David Jacobs v. Federal Housing Finance Agency
908 F.3d 884
3rd Cir.2018Background
- In 2008 FHFA placed Fannie Mae and Freddie Mac into conservatorship under the Housing and Economic Recovery Act (Recovery Act) and the Treasury entered into funding agreements that provided capital in exchange for senior preferred stock and dividends.
- The 2012 Third Amendment replaced a fixed 10% annual dividend with a quarterly variable dividend equal to each enterprise’s positive net worth above a declining capital buffer (the “Net Worth Sweep”), sending essentially all future net profits to Treasury.
- Class-action plaintiffs (shareholders) sued FHFA, Treasury, Fannie, and Freddie challenging the Third Amendment under Delaware and Virginia corporate law and asserting unjust enrichment, seeking declaratory, injunctive, and monetary relief.
- The District Court dismissed under 12 U.S.C. § 4617(f), which bars courts from taking action that would restrain or affect FHFA’s exercise of its conservator powers; plaintiffs appealed.
- The Third Circuit affirmed, holding (1) the Recovery Act empowered FHFA to enter the Third Amendment, (2) the Amendment complies with Delaware and Virginia law and Recovery Act limits, and (3) § 4617(f) bars the requested relief (including monetary relief) because it would unwind or affect the conservatorship action.
Issues
| Issue | Plaintiff's Argument | Defendant's Argument | Held |
|---|---|---|---|
| Whether FHFA had statutory authority to adopt the Third Amendment | FHFA exceeded its conservator powers and acted ultra vires | Recovery Act grants FHFA broad conservatorship powers (operate, preserve, restructure) including renegotiating financing | Held: FHFA had authority; Third Amendment is within conservatorship powers |
| Whether the Third Amendment violates state corporate law (Delaware/Virginia) | Amendment unlawfully sets an unspecified or impermissive dividend preference that wipes out junior shareholders | Amendment specifies a 100% dividend preference and complies with state statutes permitting preferred classes and preferences | Held: Complies with Delaware and Virginia law |
| Whether Recovery Act liquidation-priority provisions or succession/repudiation clauses invalidate the Amendment | Plaintiffs say Act incorporates state law and liquidation rules that the Amendment breaches | Defendants say liquidation priorities apply only in liquidation; Amendment does not rely on stock certificates to create liquidation rights | Held: Liquidation provisions inapplicable; claims based on succession/repudiation fail |
| Whether § 4617(f) bars plaintiffs’ requested relief, including monetary damages | Plaintiffs: § 4617(f) is an anti-injunction clause and does not bar damages | Defendants: § 4617(f) bars any court action (including monetary relief) that would restrain or affect FHFA’s conservatorship powers | Held: § 4617(f) bars the requested relief (monetary or equitable) because it would unwind/affect the Third Amendment |
Key Cases Cited
- Perry Capital LLC v. Mnuchin, 864 F.3d 591 (D.C. Cir.) (discusses FHFA conservatorship powers and limits under Recovery Act)

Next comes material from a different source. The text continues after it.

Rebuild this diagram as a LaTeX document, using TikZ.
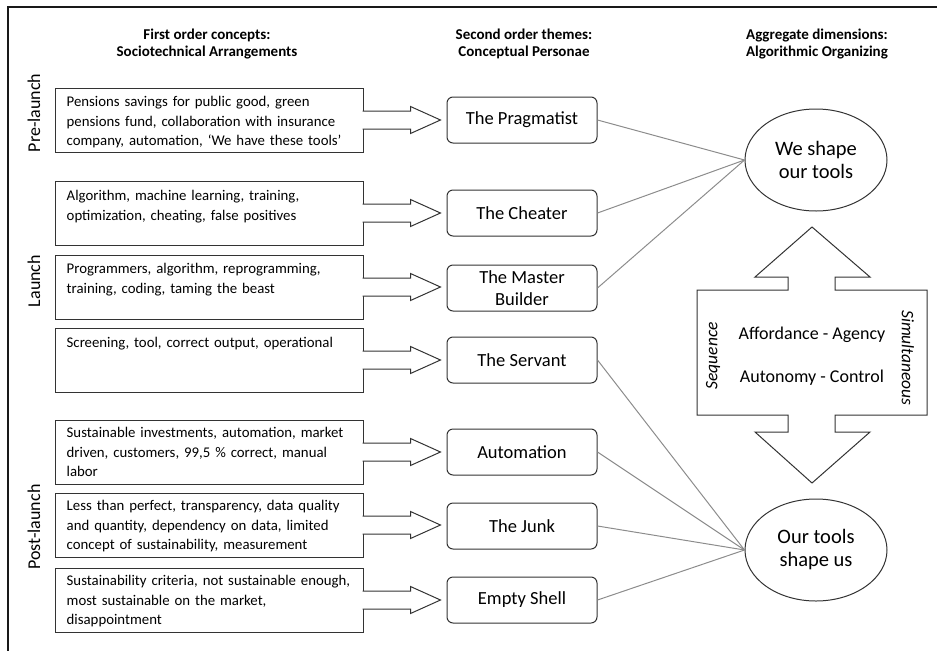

- Saxton v. FHFA, 901 F.3d 954 (8th Cir.) (analyzes scope of conservatorship authority and § 4617(f))
- Collins v. Mnuchin, 896 F.3d 640 (5th Cir.) (conservatorship authority and § 4617(f) application)
- Roberts v. FHFA, 889 F.3d 397 (7th Cir.) (upholding Third Amendment as within FHFA powers)
- Robinson v. FHFA, 876 F.3d 220 (6th Cir.) (interpretation of § 4617(f) and conservatorship powers)
- Rosa v. Resolution Trust Corp., 938 F.2d 383 (3d Cir.) (FIRREA precedent: § 1821(j) can bar monetary relief that would affect conservator powers)
- Hindes v. FDIC, 137 F.3d 148 (3d Cir.) (permitting judicial remedies for damages that do not restrain conservator powers)
- Smith v. City of Jackson, 544 U.S. 228 (2005) (canon: same statutory language in related statutes treated similarly)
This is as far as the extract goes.